I think many historians spend too much time denigrating the positives of European history, for example, whilst simultaneously focusing on the negatives. Every single culture and nation has had good and bad episodes in their history – I think a more balanced approach should be the aim, and I hope more up-and-coming historians can be open-minded enough to do this. I find myself increasingly concerned with how there seems to be a trend for history students and professional historians (especially, perhaps, some academics) to be very polarized in their views, as if the shades of gray no longer exist – nuance often ignored. I generally find myself at odds with those who want to remove statues and portraits and busts from display and change names because those people had different views to those that prevail today. It reminds me of episodes such as the destruction of the Cheapside Cross (one of the Queen Eleanor Crosses from the 13th century) in 1643 by order of Parliament – a beautiful monument destroyed because it was seen as idolatrous, and now we lament its destruction. I can’t help but find parallels between these attitudes and the movements sweeping over the UK and the US at present. Ideologies and movements should be able to be discussed openly, calmly, and rationally.

Do you own any rare history or collectible books? Do you collect artifacts related to history?

I do collect seventeenth-century artifacts, from jewelry to pamphlets. Some of my favorites includes Gilbert Burnet’s sermons published in the 1690s and a 1789 edition of Clarendon’s History of the Rebellion. I have a very plain mid seventeenth-century ring that is very special to me, too. I often wonder who it belonged to and what their lives were like. I’m always on the lookout online for any seventeenth-century pamphlets – I think they’re splendid!

What have you found most rewarding and most frustrating about your career?

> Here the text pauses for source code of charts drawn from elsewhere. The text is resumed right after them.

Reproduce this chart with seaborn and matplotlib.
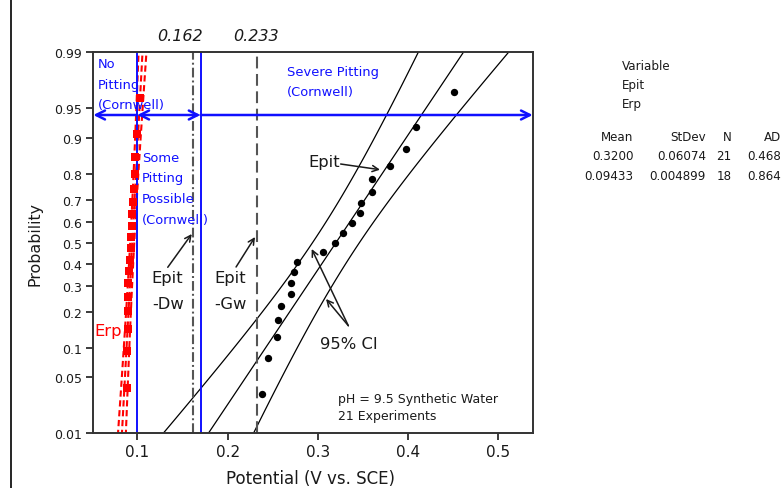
from statistics import NormalDist

import numpy as np
import pandas as pd
import matplotlib
matplotlib.use("Agg")
import matplotlib.pyplot as plt
from matplotlib.lines import Line2D
import seaborn as sns

# Ordered pitting potentials Epit (V vs. SCE), 21 experiments
epit_values = [0.238, 0.245, 0.2545, 0.256, 0.259, 0.270, 0.270, 0.2735, 0.277,
               0.306, 0.3187, 0.328, 0.338, 0.3465, 0.348, 0.3605, 0.3605,
               0.380, 0.398, 0.409, 0.4505]
# Ordered repassivation potentials Erp (V vs. SCE), 18 experiments
erp_values = [0.0885, 0.0888, 0.0892, 0.0894, 0.0896, 0.0900, 0.0908, 0.0922,
              0.0930, 0.0935, 0.0940, 0.0946, 0.0955, 0.0962, 0.0970, 0.0978,
              0.0998, 0.1024]

# Normal fit summary for each variable
variables = ["Epit", "Erp"]
means = [0.3200, 0.09433]
stdevs = [0.06074, 0.004899]
counts = [21, 18]
ad_values = [0.468, 0.864]

# Reference potentials
cornwell_limits = [0.10, 0.17]
epit_dw = 0.162
epit_gw = 0.233

prob_ticks = [0.01, 0.05, 0.1, 0.2, 0.3, 0.4, 0.5, 0.6, 0.7, 0.8, 0.9, 0.95, 0.99]
x_ticks = [0.1, 0.2, 0.3, 0.4, 0.5]

W, H = 782, 489
BLUE = "#1010ff"
INK = "#1a1a1a"
GREY = "#555555"

sns.set_theme(style="ticks")
plt.rcParams["font.family"] = ["DejaVu Sans"]
plt.rcParams["lines.scale_dashes"] = False

nd = NormalDist()


def zq(p):
    """Normal quantile: the probability axis is drawn in z units."""
    return nd.inv_cdf(p)


def plot_positions(n):
    # median-rank plotting positions
    return [zq((i - 0.3) / (n + 0.4)) for i in range(1, n + 1)]


fig = plt.figure(figsize=(W / 100, H / 100), dpi=100)
ax = fig.add_axes([93.3 / W, 1 - 434.3 / H, 439.4 / W, 381 / H])

# fitted lines with 95% confidence bands for the percentiles
zgrid = np.linspace(-2.6, 2.6, 81)
line_styles = {"Epit": dict(color="black", lw=0.9, linestyle="-"),
               "Erp": dict(color="red", lw=1.5, linestyle=(0, (4.5, 2.6)))}
for var, m, s, n in zip(variables, means, stdevs, counts):
    half = 1.96 * s * np.sqrt(1 / n + zgrid ** 2 / (2 * n))
    for curve in (m + s * zgrid, m + s * zgrid - half, m + s * zgrid + half):
        sns.lineplot(x=curve, y=zgrid, sort=False, estimator=None, ax=ax,
                     **line_styles[var])

pts = pd.DataFrame({
    "potential": epit_values + erp_values,
    "z": plot_positions(len(epit_values)) + plot_positions(len(erp_values)),
    "variable": ["Epit"] * len(epit_values) + ["Erp"] * len(erp_values),
})
sns.scatterplot(data=pts[pts.variable == "Erp"], x="potential", y="z",
                color="red", marker="s", s=40, linewidth=0, ax=ax, zorder=3)
sns.scatterplot(data=pts[pts.variable == "Epit"], x="potential", y="z",
                color="black", marker="o", s=28, linewidth=0, ax=ax, zorder=3)

# reference lines
for xv in cornwell_limits:
    ax.axvline(xv, color=BLUE, lw=1.4, zorder=2)
ax.axvline(epit_dw, color=GREY, lw=1.5, linestyle=(0, (7, 2.2, 1.4, 2.2)), zorder=2)
ax.axvline(epit_gw, color=GREY, lw=1.5, linestyle=(0, (8.5, 4)), zorder=2)

xlo, xhi = 0.0512, 0.5381
ax.set_xlim(xlo, xhi)
ax.set_ylim(zq(0.01), zq(0.99))

# region arrows
ya = zq(0.9407)
arrow_kw = dict(color=BLUE, lw=1.8, mutation_scale=16, shrinkA=0, shrinkB=0)
ax.annotate("", xy=(xlo, ya), xytext=(cornwell_limits[0], ya),
            arrowprops=dict(arrowstyle="->", **arrow_kw))
ax.annotate("", xy=(cornwell_limits[1], ya), xytext=(cornwell_limits[0], ya),
            arrowprops=dict(arrowstyle="<->", **arrow_kw))
ax.annotate("", xy=(xhi, ya), xytext=(cornwell_limits[1], ya),
            arrowprops=dict(arrowstyle="->", **arrow_kw))


def stack(x, p, lines, dy_px, **kw):
    for k, line in enumerate(lines):
        ax.annotate(line, xy=(x, zq(p)), xytext=(0, -k * dy_px * 0.72),
                    textcoords="offset points", ha="left", va="center", **kw)


blue_kw = dict(color=BLUE, fontsize=9.4)
stack(0.0561, 0.9855, ["No", "Pitting", "(Cornwell)"], 20.5, **blue_kw)
stack(0.1049, 0.8526, ["Some", "Pitting", "Possible", "(Cornwell)"], 20.7, **blue_kw)
stack(0.2655, 0.9817, ["Severe Pitting", "(Cornwell)"], 20.0, **blue_kw)

ink_kw = dict(color=INK, fontsize=11.8)
stack(0.1160, 0.3368, ["Epit", "-Dw"], 26.7, **ink_kw)
stack(0.1850, 0.3368, ["Epit", "-Gw"], 26.7, **ink_kw)
stack(0.2895, 0.839, ["Epit"], 0, **ink_kw)
stack(0.3024, 0.1083, ["95% CI"], 0, **ink_kw)
stack(0.0523, 0.1416, ["Erp"], 0, color="red", fontsize=11.8)
stack(0.3220, 0.0288, ["pH = 9.5 Synthetic Water", "21 Experiments"], 17.4,
      color=INK, fontsize=9)


def pointer(tip, tail):
    ax.annotate("", xy=(tip[0], zq(tip[1])), xytext=(tail[0], zq(tail[1])),
                arrowprops=dict(arrowstyle="->", color=INK, lw=1.1,
                                mutation_scale=11, shrinkA=0, shrinkB=0))


pointer((0.1603, 0.5428), (0.1337, 0.3824))
pointer((0.2304, 0.5282), (0.2094, 0.3838))
pointer((0.3689, 0.814), (0.3253, 0.832))
pointer((0.2932, 0.4698), (0.3338, 0.1557))
pointer((0.3091, 0.2463), (0.3338, 0.1557))

# values of the reference potentials above the frame
for xv, xc in ((epit_dw, 0.1473), (epit_gw, 0.2315)):
    ax.text(xc, 1.0428, f"{xv:.3f}", transform=ax.get_xaxis_transform(),
            ha="center", va="center", fontsize=11.5, style="italic", color=INK)

# axes styling
ax.set_xticks(x_ticks)
ax.set_xticklabels([f"{v:g}" for v in x_ticks])
ax.set_yticks([zq(p) for p in prob_ticks])
ax.set_yticklabels([f"{p:g}" for p in prob_ticks])
ax.tick_params(axis="x", labelsize=11, length=5, width=1.2, pad=3, colors=INK)
ax.tick_params(axis="y", labelsize=9, length=5, width=1.2, pad=3, colors=INK)
for sp in ax.spines.values():
    sp.set_visible(True)
    sp.set_color("#333333")
    sp.set_linewidth(1.4)
ax.set_xlabel("Potential (V vs. SCE)", fontsize=12, color=INK)
ax.set_ylabel("Probability", fontsize=11.4, color=INK)
ax.xaxis.set_label_coords(0.4939, -0.1173)
ax.xaxis.label.set_va("center")
ax.yaxis.set_label_coords(-0.1327, 0.5)
ax.yaxis.label.set_va("center")

# summary table to the right of the plot
tkw = dict(fontsize=8.6, color=INK, va="center")
fig.text(621.7 / W, 1 - 67 / H, "Variable", ha="left", **tkw)
fig.text(621.7 / W, 1 - 85.5 / H, variables[0], ha="left", **tkw)
fig.text(621.7 / W, 1 - 104.5 / H, variables[1], ha="left", **tkw)
col_right = [633.3, 706.0, 731.7, 781.0]
for cx, head in zip(col_right, ["Mean", "StDev", "N", "AD"]):
    fig.text(cx / W, 1 - 138 / H, head, ha="right", **tkw)


def sig4(v):
    return np.format_float_positional(v, precision=4, unique=False, fractional=False)


for row, (m, s, n, ad) in enumerate(zip(means, stdevs, counts, ad_values)):
    y = 1 - (156.5 + 19.5 * row) / H
    for cx, val in zip(col_right, [sig4(m), sig4(s), str(n), f"{ad:.3f}"]):
        fig.text(cx / W, y, val, ha="right", **tkw)

# page rule on the left
fig.add_artist(Line2D([10.5 / W, 10.5 / W], [0, 1], transform=fig.transFigure,
                      color="black", lw=1.2))

fig.savefig("out.png", dpi=100)
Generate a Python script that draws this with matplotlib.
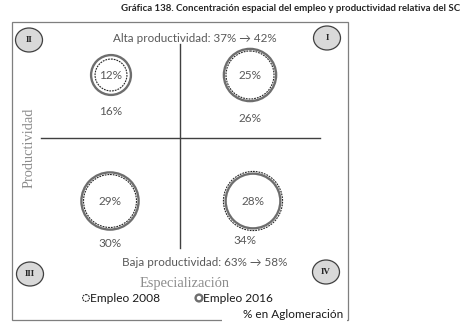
import numpy as np
import matplotlib.pyplot as plt
from matplotlib.patches import Circle, Ellipse, Rectangle

# Employment share in the agglomeration by quadrant (%)
quadrants = ["I", "II", "III", "IV"]
emp_2008 = [25, 12, 29, 34]
emp_2016 = [26, 16, 30, 28]
inner_labels = ["25%", "12%", "29%", "28%"]
outer_labels = ["26%", "16%", "30%", "34%"]
alta_text = "Alta productividad: 37% \u2192 42%"
baja_text = "Baja productividad: 63% \u2192 58%"
title = "Gráfica 138. Concentración espacial del empleo y productividad relativa del SC"

# layout (pixel units, y pointing down)
centers = {"I": (250, 75), "II": (111, 75), "III": (110, 201), "IV": (253, 201)}
label_pos = {"I": (250, 118), "II": (111, 111), "III": (110, 243), "IV": (245, 240)}
roman_pos = {"I": (327, 38), "II": (29, 40), "III": (30, 274), "IV": (326, 272)}


def radius(v):
    # bubble radius in px for a share v (%)
    return 10 + 0.62 * v


plt.rcParams['font.family'] = ['Lato', 'DejaVu Sans']
fig = plt.figure(figsize=(4.64, 3.22), dpi=100)
ax = fig.add_axes([0, 0, 1, 1])
ax.set_xlim(0, 464)
ax.set_ylim(322, 0)
ax.axis('off')

txt = '#595959'
line = '#404040'

# outer frame
ax.add_patch(Rectangle((12, 22), 336, 298, fill=False, ec='#7f7f7f', lw=0.9))

# quadrant axes
ax.plot([180, 180], [44, 248], color=line, lw=1.0)
ax.plot([41, 320], [138, 138], color=line, lw=1.0)

ax.text(195, 38, alta_text, ha='center', va='center', fontsize=8.4, color=txt)
ax.text(205, 263, baja_text, ha='center', va='center', fontsize=8.4, color=txt)

for i, q in enumerate(quadrants):
    cx, cy = centers[q]
    ax.add_patch(Circle((cx, cy), radius(emp_2016[i]), fill=False,
                        ec='#6e6e6e', lw=1.7))
    ax.add_patch(Circle((cx, cy), radius(emp_2008[i]) - 1.5, fill=False,
                        ec='#262626', lw=0.8, ls=(0, (1.6, 0.9))))
    ax.text(cx, cy, inner_labels[i], ha='center', va='center', fontsize=8.5, color=txt)
    lx, ly = label_pos[q]
    ax.text(lx, ly, outer_labels[i], ha='center', va='center', fontsize=8.5, color=txt)

    rx, ry = roman_pos[q]
    ax.add_patch(Ellipse((rx, ry), 27, 24, fc='#d9d9d9', ec='#404040', lw=0.9))
    ax.text(rx, ry, q, ha='center', va='center', fontsize=6.5, fontweight='bold',
            family='Liberation Serif', color='#262626')

# axis titles
ax.text(185, 284, "Especialización", ha='center', va='center', fontsize=10.4,
        family='Liberation Serif', color='#8c8c8c')
ax.text(29, 148, "Productividad", ha='center', va='center', fontsize=10.4,
        rotation=90, family='Liberation Serif', color='#8c8c8c')

# legend
ax.add_patch(Circle((86, 298), 3.4, fill=False, ec='#262626', lw=0.8, ls=(0, (1.5, 0.8))))
ax.text(90, 298, "Empleo 2008", ha='left', va='center', fontsize=8.6, color='#1a1a1a')
ax.add_patch(Circle((199, 298), 3.4, fill=False, ec='#6e6e6e', lw=1.7))
ax.text(203, 298, "Empleo 2016", ha='left', va='center', fontsize=8.6, color='#1a1a1a')

# unit box
ax.add_patch(Rectangle((222, 306), 125.5, 17, fc='white', ec='none', zorder=3))
ax.text(343, 314, "% en Aglomeración", ha='right', va='center', fontsize=8.5,
        color='#1a1a1a', zorder=4)

ax.text(460, 8, title, ha='right', va='center', fontsize=6.9, fontweight='bold',
        color='#262626')

fig.savefig('out.png', dpi=100)
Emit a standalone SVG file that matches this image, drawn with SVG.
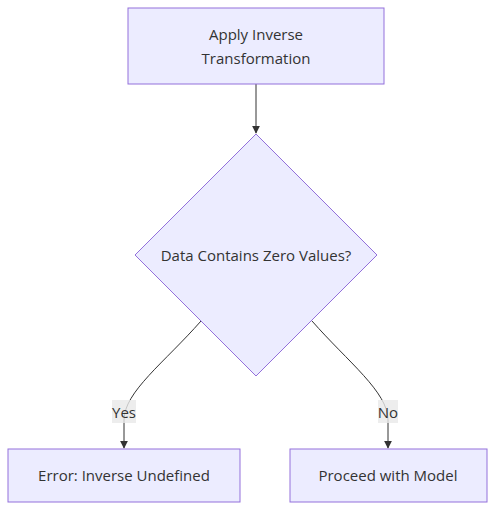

The most rewarding aspects of my career thus far would have to be how many readers – some of whom had never really been interested in history – follow my website (http://www.andreazuvich.com) and read my books, and have told me that they really enjoy what they read. Sometimes a piece of Baroque music or seventeenth-century work of art/poem I’ve posted on Twitter or Facebook has resonated with them, and many have said that they’d not previously been exposed to this kind of music or artwork. I have a great deal of love for everything Baroque, and when someone else finds that through my work they, too, enjoy it, that means a great deal to me. As for what I’ve found frustrating, I must admit I find the sometimes-endless political pontificating by some of my peers rather tiresome. I’ve noticed that if one does not fully share the political views of one’s most vocal peers, one is liable to be totally shunned by them (which is lamentable, especially as I had always hoped that those in our profession could be the most open to a wide array of opinions).

How has the study of history changed in the course of your career?

I have been an independent researcher since 2010, and the biggest change is the availability of resources available online. I’m able to order documents online and download them from the British Library, for example, and it facilitates the process so much. Technology has definitely made modern research easier.

What is your favorite history-related saying? Have you come up with your own?

“I’m going totally historical!” No, only joking. I don’t really have any particular favorite saying. I do say, “That’s Baroquetastic” quite often when referring to a Baroque artwork or musical piece, but I don’t think I can take the credit for coining that, sadly.

What are you doing next?

Well, my last book, A Year in the Life of Stuart Britain, was published in 2016 and I have since written several magazine articles. My wonderful primary focus at this time in my life, though, is looking after my infant daughter. I would like to finish the three historical/biographical fiction works I’ve been writing on-and-off over the past few years, and I have quite a few ideas for future projects – including one or two biographies of certain seventeenth-century figures! Watch this space.